◆ Problem details
List every line below containing "seaborn".

##########

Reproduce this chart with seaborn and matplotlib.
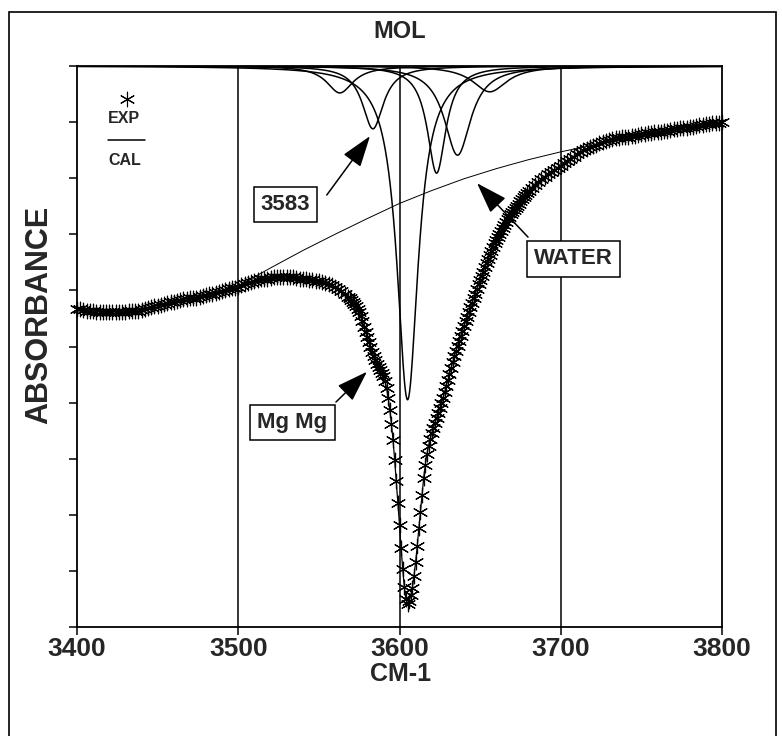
import numpy as np
import matplotlib
matplotlib.use("Agg")
import matplotlib.pyplot as plt
from matplotlib.patches import Rectangle
import seaborn as sns

# Experimental spectrum, sampled every 2 cm-1 in the wings and every 1 cm-1
# across the main band (absorbance axis is drawn increasing downwards)
wn_left = np.arange(3400, 3569, 2)
exp_left = [
    0.433, 0.434, 0.435, 0.436, 0.437, 0.437, 0.438, 0.438, 0.438, 0.438,
    0.438, 0.438, 0.438, 0.438, 0.438, 0.438, 0.437, 0.437, 0.437, 0.436,
    0.435, 0.433, 0.431, 0.429, 0.428, 0.427, 0.426, 0.424, 0.422, 0.421,
    0.421, 0.419, 0.417, 0.416, 0.415, 0.414, 0.414, 0.413, 0.412, 0.410,
    0.408, 0.407, 0.406, 0.404, 0.403, 0.401, 0.399, 0.397, 0.396, 0.395,
    0.394, 0.391, 0.389, 0.387, 0.385, 0.383, 0.381, 0.380, 0.380, 0.379,
    0.378, 0.377, 0.376, 0.376, 0.376, 0.376, 0.376, 0.377, 0.378, 0.379,
    0.380, 0.380, 0.381, 0.382, 0.383, 0.384, 0.385, 0.387, 0.389, 0.391,
    0.394, 0.397, 0.401, 0.406, 0.412,
]
wn_core = np.arange(3569, 3681, 1)
exp_core = [
    0.414, 0.417, 0.420, 0.424, 0.428, 0.433, 0.439, 0.446,
    0.455, 0.465, 0.474, 0.483, 0.492, 0.501, 0.510, 0.517, 0.524, 0.531,
    0.537, 0.542, 0.547, 0.553, 0.561, 0.574, 0.592, 0.613, 0.638, 0.667,
    0.702, 0.740, 0.779, 0.818, 0.859, 0.897, 0.929, 0.950, 0.959, 0.954,
    0.943, 0.930, 0.909, 0.884, 0.856, 0.824, 0.795, 0.765, 0.734, 0.711,
    0.692, 0.677, 0.665, 0.654, 0.645, 0.636, 0.627, 0.619, 0.610, 0.601,
    0.592, 0.581, 0.570, 0.560,
    0.549, 0.538, 0.528, 0.517, 0.508, 0.499, 0.490, 0.481, 0.472, 0.463,
    0.455, 0.447, 0.438, 0.430, 0.422, 0.414, 0.406, 0.397, 0.389, 0.381,
    0.374, 0.367, 0.359, 0.351, 0.344, 0.337, 0.330, 0.323, 0.316, 0.310,
    0.304, 0.299, 0.294, 0.289, 0.283, 0.278, 0.273, 0.269, 0.264, 0.260,
    0.256, 0.253, 0.249, 0.246, 0.241, 0.237, 0.233, 0.230, 0.226, 0.223,
]
wn_right = np.arange(3682, 3801, 2)
exp_right = [
    0.217, 0.212, 0.207, 0.201, 0.198, 0.193, 0.189, 0.185, 0.182, 0.178,
    0.173, 0.169, 0.165, 0.162, 0.157, 0.153, 0.150, 0.148, 0.145, 0.143,
    0.140, 0.137, 0.135, 0.134, 0.132, 0.130, 0.129, 0.128, 0.127, 0.127,
    0.126, 0.125, 0.124, 0.123, 0.122, 0.121, 0.120, 0.119, 0.118, 0.118,
    0.117, 0.116, 0.115, 0.114, 0.113, 0.112, 0.111, 0.111, 0.110, 0.109,
    0.108, 0.107, 0.106, 0.105, 0.104, 0.103, 0.102, 0.102, 0.101, 0.100,
]

# Broad water background
water_wavenumber = [3500, 3520, 3540, 3560, 3580, 3600, 3620, 3640, 3660,
                    3680, 3700, 3720, 3740, 3760, 3780, 3800]
water_absorbance = [0.392, 0.360, 0.329, 0.300, 0.272, 0.245, 0.222, 0.201,
                    0.183, 0.167, 0.153, 0.141, 0.127, 0.117, 0.108, 0.100]

# Fitted OH bands: centre (cm-1), peak absorbance, half width at half maximum (cm-1)
band_center = [3563.0, 3583.5, 3605.0, 3623.0, 3636.0, 3656.0]
band_height = [0.048, 0.112, 0.595, 0.191, 0.159, 0.046]
band_hwhm = [10.0, 8.0, 8.0, 7.0, 10.0, 13.0]

x_ticks = [3400, 3500, 3600, 3700, 3800]
y_ticks = [0.0, 0.1, 0.2, 0.3, 0.4, 0.5, 0.6, 0.7, 0.8, 0.9, 1.0]

wavenumber = np.concatenate([wn_left, wn_core, wn_right])
exp_absorbance = np.concatenate([exp_left, exp_core, exp_right])

sns.set_theme(style="ticks")
plt.rcParams["font.family"] = ["Liberation Sans", "DejaVu Sans"]
plt.rcParams["font.weight"] = "bold"
plt.rcParams["axes.linewidth"] = 1.3

fig = plt.figure(figsize=(7.82, 7.36), dpi=100)
ax = fig.add_axes([77 / 782, 109 / 736, 645 / 782, 561 / 736])

# vertical reference lines at the inner ticks
for xv in x_ticks[1:-1]:
    ax.axvline(xv, color="black", lw=1.1, zorder=1)

# Lorentzian components
grid = np.linspace(x_ticks[0], x_ticks[-1], 1601)
for c, h, w in zip(band_center, band_height, band_hwhm):
    profile = h / (1.0 + ((grid - c) / w) ** 2)
    sns.lineplot(x=grid, y=profile, color="black", lw=1.1, ax=ax,
                 estimator=None, sort=False, zorder=2)

# water background
sns.lineplot(x=water_wavenumber, y=water_absorbance, color="black", lw=0.7,
             ax=ax, estimator=None, sort=False, zorder=2)

# calculated curve and experimental points
sns.lineplot(x=wavenumber, y=exp_absorbance, color="black", lw=0.9, ax=ax,
             estimator=None, sort=False, zorder=3)
star = (6, 2, 0)
sns.scatterplot(x=wavenumber, y=exp_absorbance, marker=star, s=110,
                color="black", linewidth=0.85, ax=ax, clip_on=False, zorder=4)

ax.set_xlim(x_ticks[0], x_ticks[-1])
ax.set_ylim(1.0, 0.0)
ax.set_xticks(x_ticks)
ax.set_xticklabels([str(t) for t in x_ticks])
ax.set_yticks(y_ticks)
ax.set_yticklabels([])
ax.tick_params(axis="both", direction="out", length=6, width=1.1,
               color="black", labelsize=19, pad=1.5)
for s in ax.spines.values():
    s.set_visible(True)
    s.set_color("black")
    s.set_linewidth(1.3)

ax.set_xlabel("CM-1", fontsize=18, fontweight="bold")
ax.xaxis.set_label_coords(0.502, -0.063)
ax.set_ylabel("ABSORBANCE", fontsize=22, fontweight="bold")
ax.yaxis.set_label_coords(-0.035, 0.557)

# key in the upper left corner
ax.scatter([0.078], [0.941], transform=ax.transAxes, marker=star, s=110,
           color="black", linewidth=0.8)
ax.text(0.073, 0.906, "EXP", transform=ax.transAxes, ha="center",
        va="center", fontsize=11.5, fontweight="bold")
ax.plot([0.048, 0.105], [0.868, 0.868], transform=ax.transAxes,
        color="black", lw=1.1)
ax.text(0.074, 0.831, "CAL", transform=ax.transAxes, ha="center",
        va="center", fontsize=11.5, fontweight="bold")

# labelled call-outs
box = dict(boxstyle="square,pad=0.32", fc="white", ec="black", lw=1.1)
arrow = dict(arrowstyle="-|>,head_length=0.65,head_width=0.22",
             mutation_scale=30, color="black", lw=1.1, shrinkA=0, shrinkB=0)

ax.text(3529.3, 0.247, "3583", ha="center", va="center", fontsize=16,
        fontweight="bold", bbox=box, zorder=6)
ax.annotate("", xy=(3581.7, 0.125), xytext=(3554.9, 0.230),
            arrowprops=arrow, zorder=6)

ax.text(3707.9, 0.344, "WATER", ha="center", va="center", fontsize=16,
        fontweight="bold", bbox=box, zorder=6)
ax.annotate("", xy=(3648.1, 0.209), xytext=(3679.7, 0.305),
            arrowprops=arrow, zorder=6)

ax.text(3533.6, 0.635, "Mg Mg", ha="center", va="center", fontsize=16,
        fontweight="bold", bbox=box, zorder=6)
ax.annotate("", xy=(3579.8, 0.545), xytext=(3560.6, 0.599),
            arrowprops=arrow, zorder=6)

fig.text(400 / 782, 1 - 31 / 736, "MOL", ha="center", va="center",
         fontsize=17, fontweight="bold")

# outer frame
fig.patches.append(Rectangle((9 / 782, -0.05), (776 - 9) / 782,
                             1.05 - 12 / 736, transform=fig.transFigure,
                             fill=False, ec="black", lw=1.2))

fig.savefig("out.png", dpi=100)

##########

◆ Solution to this exercise
Reproduce this chart with seaborn and matplotlib.
import seaborn as sns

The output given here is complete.